Research Interests
Research Interests
| Nanoprobing of Semiconductor Surface Dynamics |
We develop a new type of terahertz (THz) nanoprobing system to investigate the surface dynamics of bulk semiconductors, using metallic nanogap accompanying strong THz field confinement. We observed that carrier lifetimes of InP and GaAs dramatically decrease close to the limit of THz time resolution (∼1 ps) as the gap size decreases down to nanoscale and that they return to their original values once the nanogap patterns are removed. Our THz nanoprobing system will open up pathways toward direct and nondestructive measurements of surface dynamics of bulk semiconductors.
| Biochemical Sensing Platforms |
Most existing optical techniques inevitably require labeling to the target material, which sometimes denature the measuring biomaterials. For highly efficient real-time monitoring without complicated pretreatment or labeling, many successes in development of label-free or non-destructive detection techniques via increased sensitivity were accomplished by the additional structures. Metasurface-based two-dimensional photonic/electric devices have recently represented extraordinary performances in both manipulation and sensing for various small particles and biochemical species, repeatedly overcoming the limit of detection achieved right before.
| Terahertz Imaging Techniques |
Many successes in obtaining increased sensitivity with additional nanostructures and improving spatial resolution with geometric beam shaping opened up a way for highly efficient real-time THz imaging. From this Perspective, recent trends in innovative THz sensing and imaging research deserve an introduction regarding the level of reliability and sensitivity that can evolve into an actual medical device and other applications. It can also be expected to enable progress in analysis algorithms (compressive phase retrieval, reconstruction, or machine/deep learning), enabling better data sampling, denoising, deblurring, and efficient computing cost, thus finally providing a leap forward in the THz imaging area beyond the absorption cross-section and diffraction limits.
| Electric-photonic Tweezers |
We introduce various molecular detection schemes employed by metasurfaces and resonant nanostructures at the broadly defined wavelength regime, as they conserve the inherent molecular characteristics with improved sensitivity.

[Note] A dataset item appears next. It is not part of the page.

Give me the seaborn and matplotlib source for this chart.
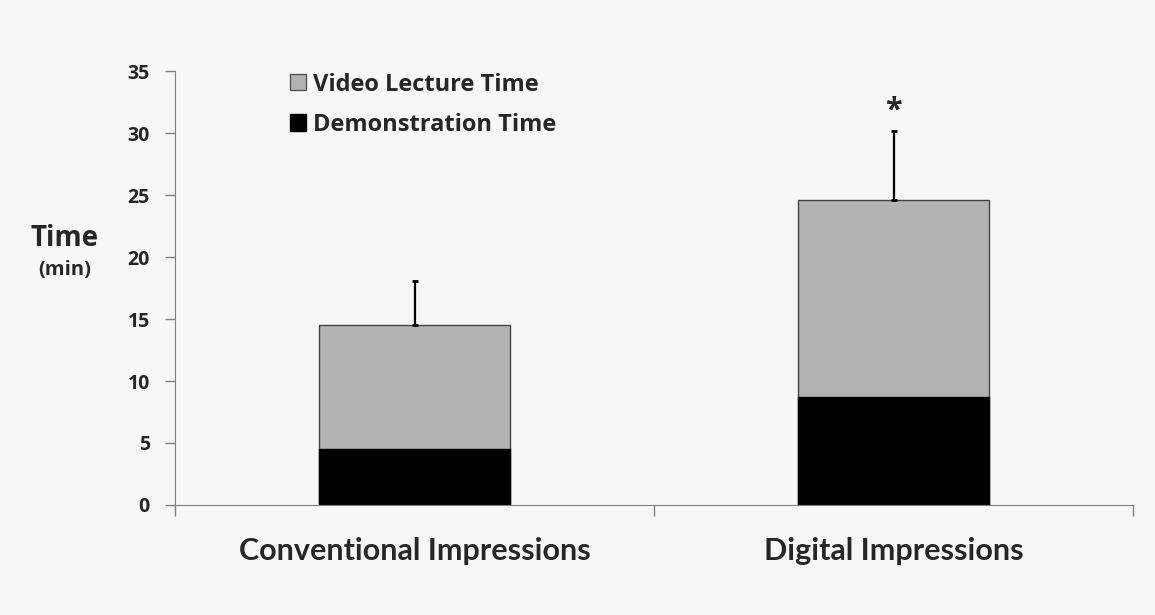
import pandas as pd
import seaborn as sns
import matplotlib.pyplot as plt
from matplotlib.patches import Patch

# values (minutes)
groups = ["Conventional Impressions", "Digital Impressions"]
demo_time = [4.5, 8.7]
video_time = [10.0, 15.9]
total_sd = [3.6, 5.6]
sig_marks = ["", "*"]

df = pd.DataFrame({
    "group": groups,
    "demo": demo_time,
    "video": video_time,
})
df["total"] = df["demo"] + df["video"]

bg = "#f7f7f7"
sns.set_style("ticks")
plt.rcParams["font.family"] = ["Open Sans", "DejaVu Sans"]

fig = plt.figure(figsize=(11.55, 6.15), dpi=100, facecolor=bg)
ax = fig.add_axes([0.1515, 0.179, 0.8295, 0.705])
ax.set_facecolor(bg)

# stacked bars: total (gray) first, then demonstration (black) on top
sns.barplot(data=df, x="group", y="total", color="#b3b3b3", width=0.4,
            edgecolor="#444444", linewidth=1.0, saturation=1, ax=ax)
sns.barplot(data=df, x="group", y="demo", color="black", width=0.4,
            edgecolor="black", linewidth=1.0, saturation=1, ax=ax)

# upper error bars only
ax.errorbar(range(len(groups)), df["total"], yerr=[[0, 0], total_sd],
            fmt="none", ecolor="black", elinewidth=1.6, capsize=2.5, capthick=2)
for i, m in enumerate(sig_marks):
    if m:
        ax.text(i, df["total"][i] + total_sd[i] + 1.6, m, ha="center", va="center",
                fontsize=22, fontweight="bold")

ax.set_xlim(-0.5, 1.5)
ax.set_ylim(0, 35)
ax.set_yticks(range(0, 36, 5))
ax.set_xticks([0, 1])
ax.set_xticklabels(groups, fontsize=22, fontweight="bold", family=["Lato", "DejaVu Sans"])
ax.set_xticks([-0.5, 0.5, 1.5], minor=True)
ax.tick_params(axis="x", which="major", length=0, pad=23)
ax.tick_params(axis="x", which="minor", length=8, color="#808080", width=1)
ax.tick_params(axis="y", length=7, color="#808080", width=1, labelsize=14, pad=11)
for lab in ax.get_yticklabels():
    lab.set_fontweight("bold")
ax.set_xlabel("")
ax.set_ylabel("")
sns.despine(ax=ax)
ax.spines["left"].set_color("#808080")
ax.spines["bottom"].set_color("#808080")

fig.text(0.056, 0.613, "Time", ha="center", va="center", fontsize=20, fontweight="bold")
fig.text(0.056, 0.561, "(min)", ha="center", va="center", fontsize=14.5, fontweight="bold")

handles = [Patch(facecolor="#b3b3b3", edgecolor="#555555", label="Video Lecture Time"),
           Patch(facecolor="black", edgecolor="black", label="Demonstration Time")]
ax.legend(handles=handles, loc="upper left", bbox_to_anchor=(0.12, 0.997), frameon=False,
          prop={"size": 17, "weight": "bold"}, handlelength=0.68, handleheight=0.68,
          handletextpad=0.3, labelspacing=0.68, borderpad=0, borderaxespad=0)

fig.savefig("out.png", dpi=100, facecolor=bg)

Such sensing techniques can be combined with targeted particle manipulation techniques that have been actively studied recently. Various optical sensor technologies based on the metasurfaces that analyze the optical characteristics of trace molecules are introduced. Finally, next-generation sensing technology allows us to precisely control the dynamic movement of particles and measure them at the same time, by overlapping the signal hotspot, even controlling the behavior of small particles under the water environment are reviewed as well.